[Given problem]
Nothing in the data should change when you return it, but leave the pictures out.
* start *
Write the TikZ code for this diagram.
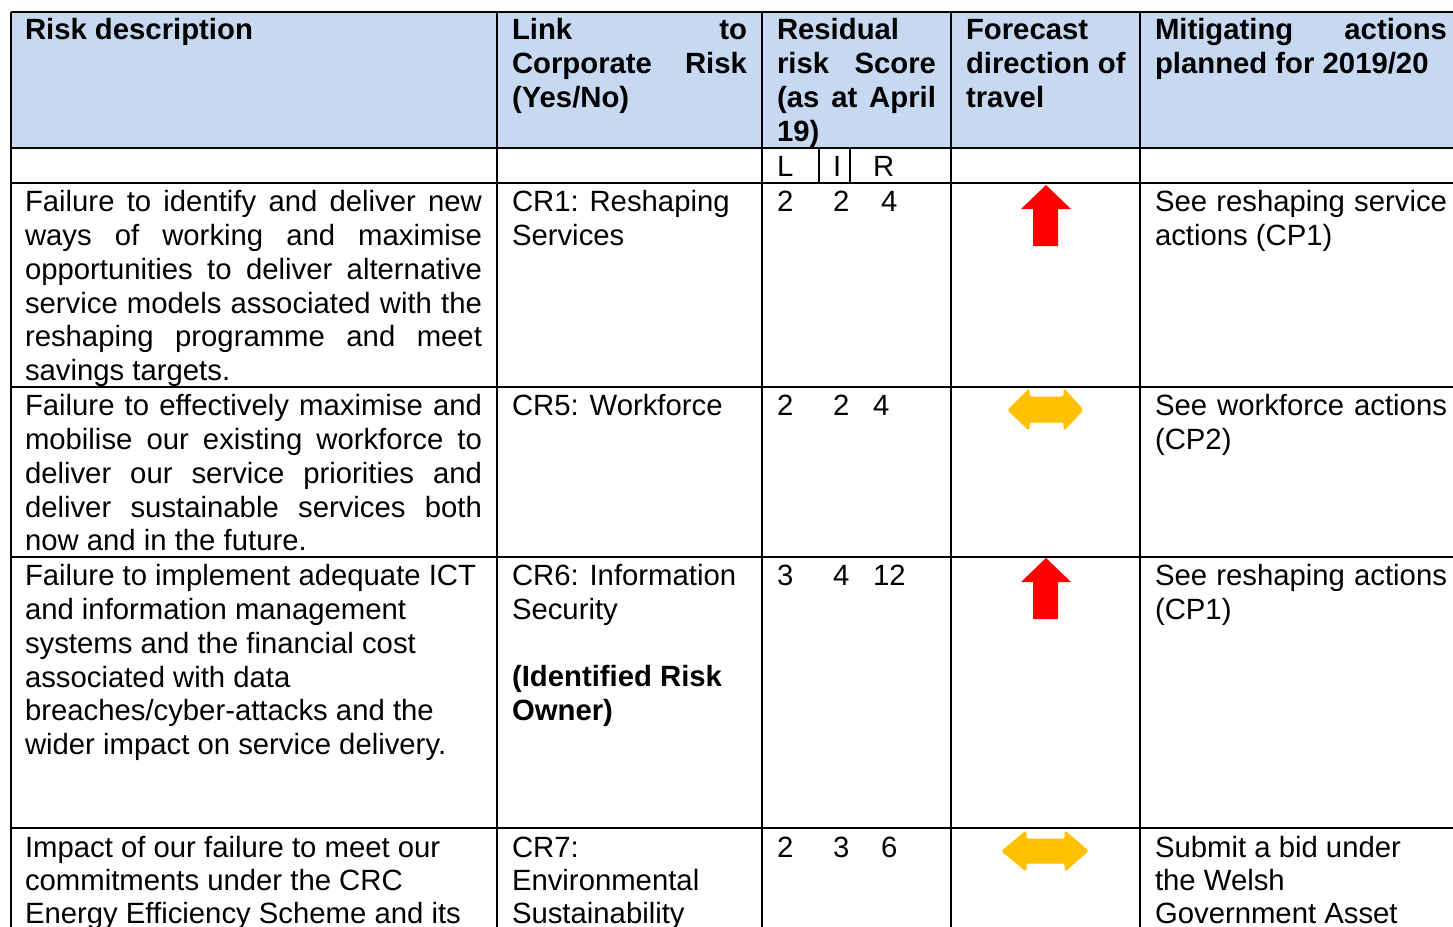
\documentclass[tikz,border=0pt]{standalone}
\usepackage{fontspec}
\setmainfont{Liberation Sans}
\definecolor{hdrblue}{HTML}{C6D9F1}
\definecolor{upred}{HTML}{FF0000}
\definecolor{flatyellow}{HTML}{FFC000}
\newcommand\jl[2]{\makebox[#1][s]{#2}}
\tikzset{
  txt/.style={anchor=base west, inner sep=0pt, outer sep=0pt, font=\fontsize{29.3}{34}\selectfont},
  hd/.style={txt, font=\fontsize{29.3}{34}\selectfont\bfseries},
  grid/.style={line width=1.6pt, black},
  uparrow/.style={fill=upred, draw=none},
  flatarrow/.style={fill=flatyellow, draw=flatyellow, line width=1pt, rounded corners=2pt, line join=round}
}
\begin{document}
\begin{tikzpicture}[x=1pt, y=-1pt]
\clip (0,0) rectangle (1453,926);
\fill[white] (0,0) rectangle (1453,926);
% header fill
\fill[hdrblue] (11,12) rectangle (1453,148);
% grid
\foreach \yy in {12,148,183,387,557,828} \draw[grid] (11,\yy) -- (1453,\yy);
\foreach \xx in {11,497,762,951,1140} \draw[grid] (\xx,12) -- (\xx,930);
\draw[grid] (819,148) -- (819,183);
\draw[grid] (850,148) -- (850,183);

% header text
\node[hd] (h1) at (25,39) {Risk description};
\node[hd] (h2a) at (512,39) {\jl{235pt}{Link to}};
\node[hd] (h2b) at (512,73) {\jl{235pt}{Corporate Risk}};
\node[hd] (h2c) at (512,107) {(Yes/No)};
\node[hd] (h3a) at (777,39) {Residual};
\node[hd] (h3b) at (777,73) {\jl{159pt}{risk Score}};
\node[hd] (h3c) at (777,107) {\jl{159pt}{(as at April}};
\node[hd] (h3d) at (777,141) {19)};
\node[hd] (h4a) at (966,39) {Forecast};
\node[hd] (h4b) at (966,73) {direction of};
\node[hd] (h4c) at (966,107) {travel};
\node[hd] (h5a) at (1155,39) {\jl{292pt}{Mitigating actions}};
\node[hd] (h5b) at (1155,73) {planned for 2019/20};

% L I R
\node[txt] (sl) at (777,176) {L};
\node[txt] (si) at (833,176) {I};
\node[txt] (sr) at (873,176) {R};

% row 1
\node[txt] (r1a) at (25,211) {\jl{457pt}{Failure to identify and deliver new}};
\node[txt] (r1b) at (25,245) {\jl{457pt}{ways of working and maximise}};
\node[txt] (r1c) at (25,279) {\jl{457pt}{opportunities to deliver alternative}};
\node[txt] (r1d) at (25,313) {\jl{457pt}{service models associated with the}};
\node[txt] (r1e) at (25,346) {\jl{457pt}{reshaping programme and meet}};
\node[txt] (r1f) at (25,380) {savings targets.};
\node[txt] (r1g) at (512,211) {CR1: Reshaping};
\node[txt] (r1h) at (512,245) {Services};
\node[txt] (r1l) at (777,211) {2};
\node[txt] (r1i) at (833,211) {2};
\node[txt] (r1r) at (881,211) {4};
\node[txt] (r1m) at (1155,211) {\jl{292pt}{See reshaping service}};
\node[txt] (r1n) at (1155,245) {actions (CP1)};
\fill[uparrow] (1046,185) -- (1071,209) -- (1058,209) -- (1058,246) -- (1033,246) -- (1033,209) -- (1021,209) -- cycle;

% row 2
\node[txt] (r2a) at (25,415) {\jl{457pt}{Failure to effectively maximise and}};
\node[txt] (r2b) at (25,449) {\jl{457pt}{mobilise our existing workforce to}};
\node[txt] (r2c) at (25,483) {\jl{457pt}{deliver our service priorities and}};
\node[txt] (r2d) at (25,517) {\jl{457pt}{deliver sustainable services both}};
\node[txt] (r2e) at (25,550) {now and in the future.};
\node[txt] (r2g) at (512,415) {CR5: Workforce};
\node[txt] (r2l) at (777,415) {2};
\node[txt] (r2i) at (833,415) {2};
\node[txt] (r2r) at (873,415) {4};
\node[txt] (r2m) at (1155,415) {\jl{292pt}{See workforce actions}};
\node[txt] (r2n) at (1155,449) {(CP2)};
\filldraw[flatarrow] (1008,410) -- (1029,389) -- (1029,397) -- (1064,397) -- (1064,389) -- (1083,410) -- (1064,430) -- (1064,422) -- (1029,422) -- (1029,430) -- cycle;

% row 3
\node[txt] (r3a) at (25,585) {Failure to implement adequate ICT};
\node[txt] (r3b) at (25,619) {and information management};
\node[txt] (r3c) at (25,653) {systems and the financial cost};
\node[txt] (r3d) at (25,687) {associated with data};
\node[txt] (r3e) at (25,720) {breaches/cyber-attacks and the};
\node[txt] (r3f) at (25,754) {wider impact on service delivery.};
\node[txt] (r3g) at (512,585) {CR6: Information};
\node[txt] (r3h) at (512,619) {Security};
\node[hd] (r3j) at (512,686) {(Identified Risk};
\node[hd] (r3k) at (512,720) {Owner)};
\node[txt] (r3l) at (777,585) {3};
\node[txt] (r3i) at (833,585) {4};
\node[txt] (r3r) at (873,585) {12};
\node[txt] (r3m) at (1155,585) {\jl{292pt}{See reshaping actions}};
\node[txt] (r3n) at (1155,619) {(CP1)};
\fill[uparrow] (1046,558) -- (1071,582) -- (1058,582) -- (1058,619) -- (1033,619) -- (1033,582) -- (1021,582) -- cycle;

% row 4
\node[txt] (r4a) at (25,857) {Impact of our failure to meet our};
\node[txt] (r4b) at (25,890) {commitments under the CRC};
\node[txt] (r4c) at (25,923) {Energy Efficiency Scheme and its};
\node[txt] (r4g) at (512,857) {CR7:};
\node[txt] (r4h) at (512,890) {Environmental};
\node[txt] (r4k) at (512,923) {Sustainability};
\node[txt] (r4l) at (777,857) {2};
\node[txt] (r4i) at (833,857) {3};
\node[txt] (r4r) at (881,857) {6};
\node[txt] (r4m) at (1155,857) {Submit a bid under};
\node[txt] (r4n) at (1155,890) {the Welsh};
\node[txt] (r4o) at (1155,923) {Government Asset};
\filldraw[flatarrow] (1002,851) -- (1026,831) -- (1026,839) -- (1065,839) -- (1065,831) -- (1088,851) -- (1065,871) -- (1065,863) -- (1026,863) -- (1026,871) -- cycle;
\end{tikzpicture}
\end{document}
* end *
[Solved exercise]
Write the TikZ code for this diagram.
\documentclass[tikz,border=0pt]{standalone}
\usepackage{fontspec}
\setmainfont{Liberation Sans}
\definecolor{hdrblue}{HTML}{C6D9F1}
\definecolor{upred}{HTML}{FF0000}
\definecolor{flatyellow}{HTML}{FFC000}
\newcommand\jl[2]{\makebox[#1][s]{#2}}
\tikzset{
  txt/.style={anchor=base west, inner sep=0pt, outer sep=0pt, font=\fontsize{29.3}{34}\selectfont},
  hd/.style={txt, font=\fontsize{29.3}{34}\selectfont\bfseries},
  grid/.style={line width=1.6pt, black},
  uparrow/.style={fill=upred, draw=none},
  flatarrow/.style={fill=flatyellow, draw=flatyellow, line width=1pt, rounded corners=2pt, line join=round}
}
\begin{document}
\begin{tikzpicture}[x=1pt, y=-1pt]
\clip (0,0) rectangle (1453,926);
\fill[white] (0,0) rectangle (1453,926);
% header fill
\fill[hdrblue] (11,12) rectangle (1453,148);
% grid
\foreach \yy in {12,148,183,387,557,828} \draw[grid] (11,\yy) -- (1453,\yy);
\foreach \xx in {11,497,762,951,1140} \draw[grid] (\xx,12) -- (\xx,930);
\draw[grid] (819,148) -- (819,183);
\draw[grid] (850,148) -- (850,183);

% header text
\node[hd] (h1) at (25,39) {Risk description};
\node[hd] (h2a) at (512,39) {\jl{235pt}{Link to}};
\node[hd] (h2b) at (512,73) {\jl{235pt}{Corporate Risk}};
\node[hd] (h2c) at (512,107) {(Yes/No)};
\node[hd] (h3a) at (777,39) {Residual};
\node[hd] (h3b) at (777,73) {\jl{159pt}{risk Score}};
\node[hd] (h3c) at (777,107) {\jl{159pt}{(as at April}};
\node[hd] (h3d) at (777,141) {19)};
\node[hd] (h4a) at (966,39) {Forecast};
\node[hd] (h4b) at (966,73) {direction of};
\node[hd] (h4c) at (966,107) {travel};
\node[hd] (h5a) at (1155,39) {\jl{292pt}{Mitigating actions}};
\node[hd] (h5b) at (1155,73) {planned for 2019/20};

% L I R
\node[txt] (sl) at (777,176) {L};
\node[txt] (si) at (833,176) {I};
\node[txt] (sr) at (873,176) {R};

% row 1
\node[txt] (r1a) at (25,211) {\jl{457pt}{Failure to identify and deliver new}};
\node[txt] (r1b) at (25,245) {\jl{457pt}{ways of working and maximise}};
\node[txt] (r1c) at (25,279) {\jl{457pt}{opportunities to deliver alternative}};
\node[txt] (r1d) at (25,313) {\jl{457pt}{service models associated with the}};
\node[txt] (r1e) at (25,346) {\jl{457pt}{reshaping programme and meet}};
\node[txt] (r1f) at (25,380) {savings targets.};
\node[txt] (r1g) at (512,211) {CR1: Reshaping};
\node[txt] (r1h) at (512,245) {Services};
\node[txt] (r1l) at (777,211) {2};
\node[txt] (r1i) at (833,211) {2};
\node[txt] (r1r) at (881,211) {4};
\node[txt] (r1m) at (1155,211) {\jl{292pt}{See reshaping service}};
\node[txt] (r1n) at (1155,245) {actions (CP1)};
\fill[uparrow] (1046,185) -- (1071,209) -- (1058,209) -- (1058,246) -- (1033,246) -- (1033,209) -- (1021,209) -- cycle;

% row 2
\node[txt] (r2a) at (25,415) {\jl{457pt}{Failure to effectively maximise and}};
\node[txt] (r2b) at (25,449) {\jl{457pt}{mobilise our existing workforce to}};
\node[txt] (r2c) at (25,483) {\jl{457pt}{deliver our service priorities and}};
\node[txt] (r2d) at (25,517) {\jl{457pt}{deliver sustainable services both}};
\node[txt] (r2e) at (25,550) {now and in the future.};
\node[txt] (r2g) at (512,415) {CR5: Workforce};
\node[txt] (r2l) at (777,415) {2};
\node[txt] (r2i) at (833,415) {2};
\node[txt] (r2r) at (873,415) {4};
\node[txt] (r2m) at (1155,415) {\jl{292pt}{See workforce actions}};
\node[txt] (r2n) at (1155,449) {(CP2)};
\filldraw[flatarrow] (1008,410) -- (1029,389) -- (1029,397) -- (1064,397) -- (1064,389) -- (1083,410) -- (1064,430) -- (1064,422) -- (1029,422) -- (1029,430) -- cycle;

% row 3
\node[txt] (r3a) at (25,585) {Failure to implement adequate ICT};
\node[txt] (r3b) at (25,619) {and information management};
\node[txt] (r3c) at (25,653) {systems and the financial cost};
\node[txt] (r3d) at (25,687) {associated with data};
\node[txt] (r3e) at (25,720) {breaches/cyber-attacks and the};
\node[txt] (r3f) at (25,754) {wider impact on service delivery.};
\node[txt] (r3g) at (512,585) {CR6: Information};
\node[txt] (r3h) at (512,619) {Security};
\node[hd] (r3j) at (512,686) {(Identified Risk};
\node[hd] (r3k) at (512,720) {Owner)};
\node[txt] (r3l) at (777,585) {3};
\node[txt] (r3i) at (833,585) {4};
\node[txt] (r3r) at (873,585) {12};
\node[txt] (r3m) at (1155,585) {\jl{292pt}{See reshaping actions}};
\node[txt] (r3n) at (1155,619) {(CP1)};
\fill[uparrow] (1046,558) -- (1071,582) -- (1058,582) -- (1058,619) -- (1033,619) -- (1033,582) -- (1021,582) -- cycle;

% row 4
\node[txt] (r4a) at (25,857) {Impact of our failure to meet our};
\node[txt] (r4b) at (25,890) {commitments under the CRC};
\node[txt] (r4c) at (25,923) {Energy Efficiency Scheme and its};
\node[txt] (r4g) at (512,857) {CR7:};
\node[txt] (r4h) at (512,890) {Environmental};
\node[txt] (r4k) at (512,923) {Sustainability};
\node[txt] (r4l) at (777,857) {2};
\node[txt] (r4i) at (833,857) {3};
\node[txt] (r4r) at (881,857) {6};
\node[txt] (r4m) at (1155,857) {Submit a bid under};
\node[txt] (r4n) at (1155,890) {the Welsh};
\node[txt] (r4o) at (1155,923) {Government Asset};
\filldraw[flatarrow] (1002,851) -- (1026,831) -- (1026,839) -- (1065,839) -- (1065,831) -- (1088,851) -- (1065,871) -- (1065,863) -- (1026,863) -- (1026,871) -- cycle;
\end{tikzpicture}
\end{document}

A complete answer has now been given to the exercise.